There are inherent limitations as with all academic research and reviews. First, this study did not include research articles published before January 2010. Second, we did not consider reports or other grey literature sources, working papers, books and book chapters which may be published on the basis of primary data. Thus, there is a high chance that these sources may have retrieved additional results. Third, this study is limited by the design. Only papers with qualitative methods were included with the aim of understanding first-person accounts of suicide in LMICs. This limitation resulted in some important topics related to suicide being invisible, for example, seasonal variations were not mentioned, yet remained important in understanding suicidal behaviour in Western countries [71,72,73,74]. Fourth, other limitations were not due to the design of this review, but rather a limitation of the evidence. For example, most of the included studies were conducted in urban areas or hospital settings, thus no comment can be made relating to those who live outside of cities who may experience these – and other – factors that contribute to suicide. Fifth, restricting language to English for this review that focused on LMICs could potentially cause some studies to be overlooked. Sixth, the review excluded mixed-methods studies given the study sought to focus only on qualitative studies. Thus, we excluded qualitative components of the mixed-methods research. Lastly, since we considered the location within LMICs as according to the WB at the commencement of the study period (2010), we did not reflect if WB income level status for any LMICs changed between 2010 and 2021.

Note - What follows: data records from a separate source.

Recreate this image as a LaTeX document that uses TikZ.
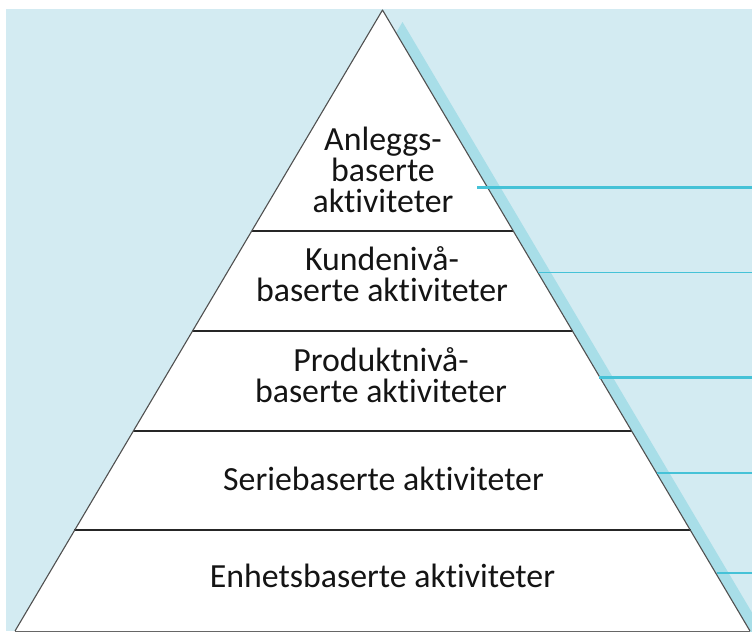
\documentclass[tikz,border=0pt]{standalone}
\usepackage{fontspec}
\setmainfont{Carlito}[Ligatures=NoCommon]
\usetikzlibrary{calc}
\definecolor{bgblue}{HTML}{D3EBF2}
\definecolor{shadowblue}{HTML}{A8DEE8}
\definecolor{lineblue}{HTML}{45C2D7}
\definecolor{edgegray}{HTML}{505050}
\begin{document}
\begin{tikzpicture}[x=1pt,y=-1pt,
  lbl/.style={anchor=base,inner sep=0pt,align=center,font=\fontsize{33.8}{31}\selectfont,text=black!92},
  divider/.style={draw=black!85,line width=1.3pt},
  marker/.style={draw=lineblue,line width=2.2pt}]
\useasboundingbox (0,0) rectangle (752,632);
% background
\fill[white] (0,0) rectangle (752,632);
\fill[bgblue] (6,9) rectangle (752,631);
% coordinates of pyramid
\coordinate (apex) at (382.5,10);
\coordinate (bl) at (15,631);
\coordinate (br) at (750,631);
% shadow
\begin{scope}
\clip (6,9) rectangle (752,631);
\fill[shadowblue] ($(apex)+(20,12)$) -- ($(bl)+(20,12)$) -- ($(br)+(20,12)$) -- cycle;
\end{scope}
% pyramid
\fill[white] (apex) -- (bl) -- (br) -- cycle;
% dividers
\foreach \yy/\nm in {231/a,331/b,431/c,530/d}{
  \pgfmathsetmacro{\dx}{0.5927*(\yy-10)}
  \coordinate (L\nm) at ({382.5-\dx},\yy);
  \coordinate (R\nm) at ({382.5+\dx},\yy);
  \draw[divider] (L\nm) -- (R\nm);
}
\draw[draw=edgegray,line width=1.1pt,line join=round] (br) -- (apex) -- (bl);
\draw[draw=black!60,line width=1pt] (bl) -- (br);
% marker lines
\coordinate (m1s) at (477,187.5); \coordinate (m1e) at (752,187.5);
\coordinate (m2s) at (538,272.5); \coordinate (m2e) at (752,272.5);
\coordinate (m3s) at (599,377.5); \coordinate (m3e) at (752,377.5);
\coordinate (m4s) at (657,473); \coordinate (m4e) at (752,473);
\coordinate (m5s) at (717,572.5); \coordinate (m5e) at (752,572.5);
\draw[marker,line width=2.4pt] (m1s) -- (m1e);
\draw[marker,line width=1.8pt] (m2s) -- (m2e);
\draw[marker] (m3s) -- (m3e);
\draw[marker] (m4s) -- (m4e);
\draw[marker,line width=2pt] (m5s) -- (m5e);
% labels
\node[lbl] (t1) at (383,212) {Anleggs-\\baserte\\aktiviteter};
\node[lbl] (t2) at (382,301.5) {Kundenivå-\\baserte aktiviteter};
\node[lbl] (t3) at (381,402) {Produktnivå-\\baserte aktiviteter};
\node[lbl] (t4) at (383.5,490) {Seriebaserte aktiviteter};
\node[lbl] (t5) at (382.5,587) {Enhetsbaserte aktiviteter};
\end{tikzpicture}
\end{document}
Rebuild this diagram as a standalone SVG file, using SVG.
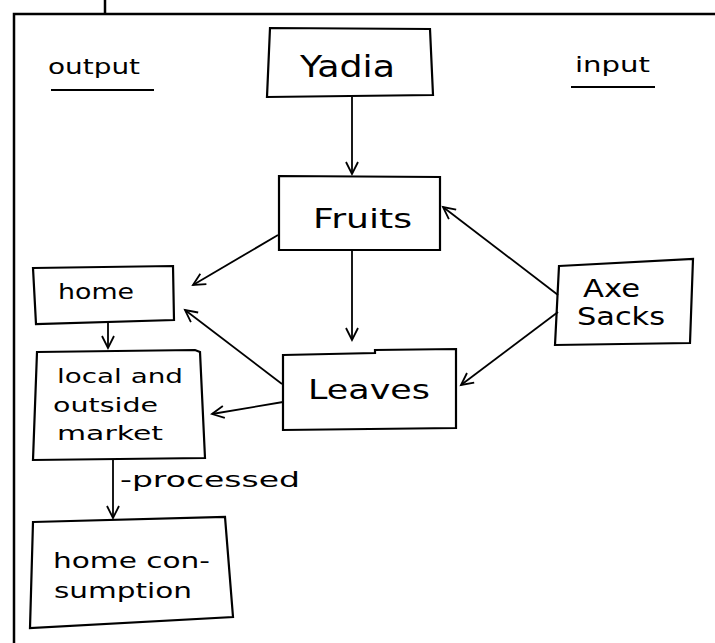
<svg xmlns="http://www.w3.org/2000/svg" width="715" height="643" viewBox="0 0 715 643">
<style>
  .box { fill: none; stroke: #000; stroke-width: 2.2; stroke-linejoin: miter; }
  .t { font-family: "DejaVu Sans", "Liberation Sans", sans-serif; fill: #000; }
  .edge { fill: none; stroke: #000; stroke-width: 1.8; marker-end: url(#arr); }
  .frame { fill: none; stroke: #000; stroke-width: 2.5; }
</style>
<defs>
  <marker id="arr" markerUnits="userSpaceOnUse" markerWidth="16" markerHeight="16" refX="13" refY="7" orient="auto">
    <path d="M1,1 L13,7 L1,13" fill="none" stroke="#000" stroke-width="1.8"/>
  </marker>
</defs>
<rect width="715" height="643" fill="#fff"/>

<g id="frame">
  <path class="frame" d="M14,643 L14,14 L715,14"/>
  <path class="frame" d="M105,0 L105,14" stroke-width="1.5"/>
</g>

<g id="labels">
  <text class="t" x="48" y="74" font-size="21" textLength="92" lengthAdjust="spacingAndGlyphs">output</text>
  <path d="M51,90 L154,90" stroke="#000" stroke-width="1.8"/>
  <text class="t" x="575" y="72" font-size="21" textLength="75" lengthAdjust="spacingAndGlyphs">input</text>
  <path d="M571,87 L655,87" stroke="#000" stroke-width="1.8"/>
</g>

<g id="yadia">
  <polygon class="box" points="270,28 430,29 433,95 267,97"/>
  <text class="t" x="300" y="77" font-size="31" textLength="95" lengthAdjust="spacingAndGlyphs">Yadia</text>
</g>

<g id="fruits">
  <polygon class="box" points="279,176 440,177 440,250 279,250"/>
  <text class="t" x="313" y="228" font-size="27" textLength="99" lengthAdjust="spacingAndGlyphs">Fruits</text>
</g>

<g id="leaves">
  <polygon class="box" points="283,355 375,353 375,350 456,349 456,428 283,430"/>
  <text class="t" x="308" y="399" font-size="27" textLength="122" lengthAdjust="spacingAndGlyphs">Leaves</text>
</g>

<g id="axe-sacks">
  <polygon class="box" points="559,266 693,259 690,343 555,345"/>
  <text class="t" x="583" y="297" font-size="24" textLength="57" lengthAdjust="spacingAndGlyphs">Axe</text>
  <text class="t" x="577" y="325" font-size="24" textLength="88" lengthAdjust="spacingAndGlyphs">Sacks</text>
</g>

<g id="home">
  <polygon class="box" points="33,268 173,266 174,320 36,324"/>
  <text class="t" x="58" y="299" font-size="21" textLength="76" lengthAdjust="spacingAndGlyphs">home</text>
</g>

<g id="market">
  <polygon class="box" points="37,352 195,350 200,352 205,458 33,460"/>
  <text class="t" x="57" y="383" font-size="20" textLength="126" lengthAdjust="spacingAndGlyphs">local and</text>
  <text class="t" x="53" y="412" font-size="20" textLength="105" lengthAdjust="spacingAndGlyphs">outside</text>
  <text class="t" x="57" y="440" font-size="20" textLength="106" lengthAdjust="spacingAndGlyphs">market</text>
</g>

<g id="home-consumption">
  <polygon class="box" points="33,522 225,517 233,617 30,628"/>
  <text class="t" x="53" y="568" font-size="22" textLength="157" lengthAdjust="spacingAndGlyphs">home con-</text>
  <text class="t" x="54" y="598" font-size="22" textLength="138" lengthAdjust="spacingAndGlyphs">sumption</text>
</g>

<g id="connectors">
  <path class="edge" d="M352,97 L352,174"/>
  <path class="edge" d="M352,250 L352,340"/>
  <path class="edge" d="M278,235 L193,285"/>
  <path class="edge" d="M282,384 L185,310"/>
  <path class="edge" d="M283,402 L212,414"/>
  <path class="edge" d="M558,295 L443,207"/>
  <path class="edge" d="M558,312 L461,385"/>
  <path class="edge" d="M108,322 L108,348"/>
  <path class="edge" d="M113,460 L113,518" stroke-width="3"/>
  <text class="t" x="120" y="487" font-size="21" textLength="180" lengthAdjust="spacingAndGlyphs">-processed</text>
</g>
</svg>
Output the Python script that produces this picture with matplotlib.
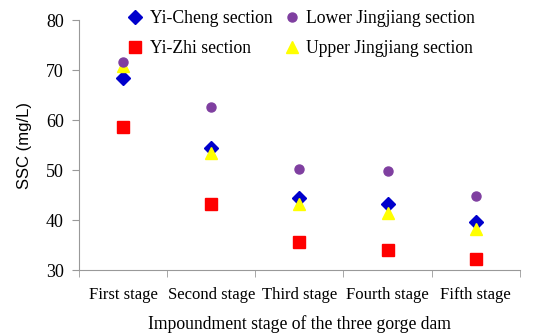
import numpy as np
import matplotlib.pyplot as plt

# ---------------- data ----------------
stages = ['First stage', 'Second stage', 'Third stage', 'Fourth stage', 'Fifth stage']
yi_cheng = [68.5, 54.5, 44.5, 43.2, 39.6]
yi_zhi = [58.7, 43.2, 35.6, 34.0, 32.2]
upper_jj = [70.8, 53.5, 43.2, 41.5, 38.3]
lower_jj = [71.7, 62.7, 50.3, 49.9, 44.8]

plt.rcParams['font.family'] = 'Liberation Serif'

fig = plt.figure(figsize=(5.5, 3.36), dpi=100)
ax = fig.add_axes([0.1436, 0.196, 0.8014, 0.744])

x = np.arange(len(stages))
h1, = ax.plot(x, yi_cheng, 'D', color='#0000CC', ms=7, mec='#0000CC', label='Yi-Cheng section', zorder=3)
h2, = ax.plot(x, yi_zhi, 's', color='#FF0000', ms=8.5, mec='#FF0000', label='Yi-Zhi section', zorder=3)
h3, = ax.plot(x, upper_jj, '^', color='#FFFF00', ms=8, mec='#FFFF00', label='Upper Jingjiang section', zorder=4)
h4, = ax.plot(x, lower_jj, 'o', color='#7F3FA0', ms=6.5, mec='#7F3FA0', label='Lower Jingjiang section', zorder=5)

ax.set_xlim(-0.5, len(stages) - 0.5)
ax.set_ylim(30, 80)
ax.set_yticks([30, 40, 50, 60, 70, 80])
ax.set_xticks(x)
ax.set_xticklabels(stages)
ax.set_xticks(np.arange(-0.5, len(stages)), minor=True)
ax.tick_params(axis='x', which='major', length=0, pad=12, labelsize=12)
ax.tick_params(axis='x', which='minor', length=5, color='#999999')
ax.tick_params(axis='y', length=5, color='#999999', labelsize=13, pad=6)

for s in ['top', 'right']:
    ax.spines[s].set_visible(False)
for s in ['left', 'bottom']:
    ax.spines[s].set_color('#999999')

ax.set_xlabel('Impoundment stage of the three gorge dam', fontsize=12.7, labelpad=9)
ax.set_ylabel('SSC (mg/L)', fontsize=12, family='Liberation Sans', labelpad=10)

ax.legend(handles=[h1, h2, h4, h3], loc='upper left', bbox_to_anchor=(0.096, 1.068), ncol=2,
          frameon=False, fontsize=12.7, handlelength=0.8, handletextpad=0.4,
          columnspacing=0.7, labelspacing=0.75, borderaxespad=0)

fig.savefig('out.png', dpi=100)
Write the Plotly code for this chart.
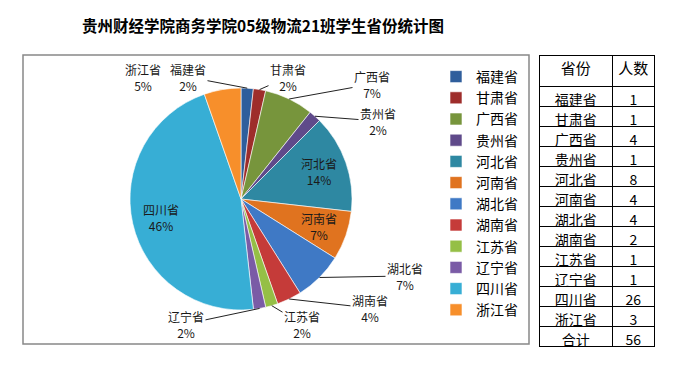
import math
import plotly.graph_objects as go

provinces = ["福建省", "甘肃省", "广西省", "贵州省", "河北省", "河南省",
             "湖北省", "湖南省", "江苏省", "辽宁省", "四川省", "浙江省"]
counts = [1, 1, 4, 1, 8, 4, 4, 2, 1, 1, 26, 3]
colors = ["#2F5E9C", "#9E2D2B", "#77953C", "#5F4A8A", "#2E88A2", "#E0731F",
          "#3F79C5", "#C53B39", "#95BF46", "#7A5BA6", "#37AED5", "#F78F2B"]

title_text = "贵州财经学院商务学院05级物流21班学生省份统计图"
table_header = ["省份", "人数"]
total_label = "合计"

# label placement (style only): labels not listed sit inside their slice;
# (x, y) = pixel position of the text centre for labels placed outside
label_place = {
    "福建省": (188, 77), "甘肃省": (288, 77), "广西省": (372, 84),
    "贵州省": (378, 121), "湖北省": (405, 276), "湖南省": (370, 308),
    "江苏省": (302, 324), "辽宁省": (186, 324), "浙江省": (143, 77),
}
no_leader = {"浙江省"}

W, H = 684, 369
FONT = "Noto Sans CJK SC"

def px_x(v):
    return v / W

def px_y(v):
    return 1 - v / H

cx, cy, r = 241, 199, 111

pie = go.Pie(
    labels=provinces,
    values=counts,
    sort=False,
    direction="clockwise",
    rotation=0,
    marker=dict(colors=colors, line=dict(color="white", width=0.6)),
    textinfo="none",
    automargin=False,
    domain=dict(x=[px_x(cx - r), px_x(cx + r)], y=[px_y(cy + r), px_y(cy - r)]),
    showlegend=True,
    hoverinfo="label+value+percent",
)

table = go.Table(
    domain=dict(x=[px_x(539), px_x(654)], y=[px_y(348), px_y(55)]),
    columnwidth=[73, 41],
    header=dict(values=table_header, height=31,
                line=dict(color="black", width=1),
                fill=dict(color="white"),
                align="center",
                font=dict(family=FONT, size=15, color="black")),
    cells=dict(values=[provinces + [total_label], counts + [sum(counts)]],
               height=20,
               line=dict(color="black", width=1),
               fill=dict(color="white"),
               align="center",
               font=dict(family=FONT, size=14, color="black")),
)

# data labels: text and anchor points derived from the values
total = sum(counts)
annotations = []
cum = 0
for name, v in zip(provinces, counts):
    mid = (cum + v / 2) / total * 2 * math.pi
    cum += v
    pct = round(v / total * 100)
    txt = f"{name}<br>{pct}%"
    lab_font = dict(family=FONT, size=12, color="#1a1a1a")
    if name not in label_place:
        lx = cx + 0.74 * r * math.sin(mid)
        ly = cy - 0.74 * r * math.cos(mid)
        annotations.append(dict(text=txt, x=px_x(lx), y=px_y(ly), xref="paper", yref="paper",
                                xanchor="center", yanchor="middle",
                                showarrow=False, font=lab_font, align="center"))
    else:
        lx, ly = label_place[name]
        ex = cx + r * math.sin(mid)
        ey = cy - r * math.cos(mid)
        if name in no_leader:
            annotations.append(dict(text=txt, x=px_x(lx), y=px_y(ly), xref="paper", yref="paper",
                                    xanchor="center", yanchor="middle",
                                    showarrow=False, font=lab_font, align="center"))
        else:
            annotations.append(dict(text=txt, x=px_x(ex), y=px_y(ey), xref="paper", yref="paper",
                                    ax=lx - ex, ay=ly - ey, showarrow=True, arrowhead=0,
                                    arrowwidth=1, arrowcolor="#222222", standoff=0,
                                    font=lab_font, align="center"))

annotations.append(dict(text="<b>" + title_text + "</b>", x=px_x(263), y=px_y(25),
                        xref="paper", yref="paper", showarrow=False,
                        xanchor="center", yanchor="middle",
                        font=dict(family=FONT, size=15.5, color="black")))

fig = go.Figure([pie, table])
fig.update_layout(
    width=W, height=H, autosize=False,
    margin=dict(l=0, r=0, t=0, b=0, pad=0),
    paper_bgcolor="white",
    plot_bgcolor="white",
    font=dict(family=FONT, size=12, color="black"),
    legend=dict(x=px_x(436), y=px_y(61), xanchor="left", yanchor="top",
                font=dict(family=FONT, size=14, color="black"),
                bgcolor="rgba(0,0,0,0)", itemwidth=30),
    shapes=[dict(type="rect", xref="paper", yref="paper",
                 x0=px_x(23), x1=px_x(529), y0=px_y(344), y1=px_y(55),
                 line=dict(color="#888888", width=1.5), fillcolor="rgba(0,0,0,0)",
                 layer="below")],
    annotations=annotations,
)
fig.write_html("out.html", config={"displayModeBar": False},
               post_script="document.body.style.margin='0';document.body.style.padding='0';")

The root causes and help-seeking need of those across LMICs require attention; the sociocultural experience is nuanced within and between these places. Responsibility for suicidal behaviour needs to be led by LMIC for LMIC to allow for the needs of a particular country, region, and even individual contexts to be understood. To do so efforts to understand the lived experience of those within the country, and regions within is paramount to understanding the barriers to preventing distress leading to suicide.

This systematic review provides insight into the qualitative research published in English exploring the potential causes, consequences, and prevention strategies of suicidal behaviour in LMICs over the past decade. Our study suggests that suicidology needed to be understood culturally, and suicidal behaviour may differ from country to country and even region to region. Additionally, this systematic review showed that suicidal behaviour should be understood and analysed in gendered ways. More research on LMICs is required to come up with versatile solutions to suicidal behaviour.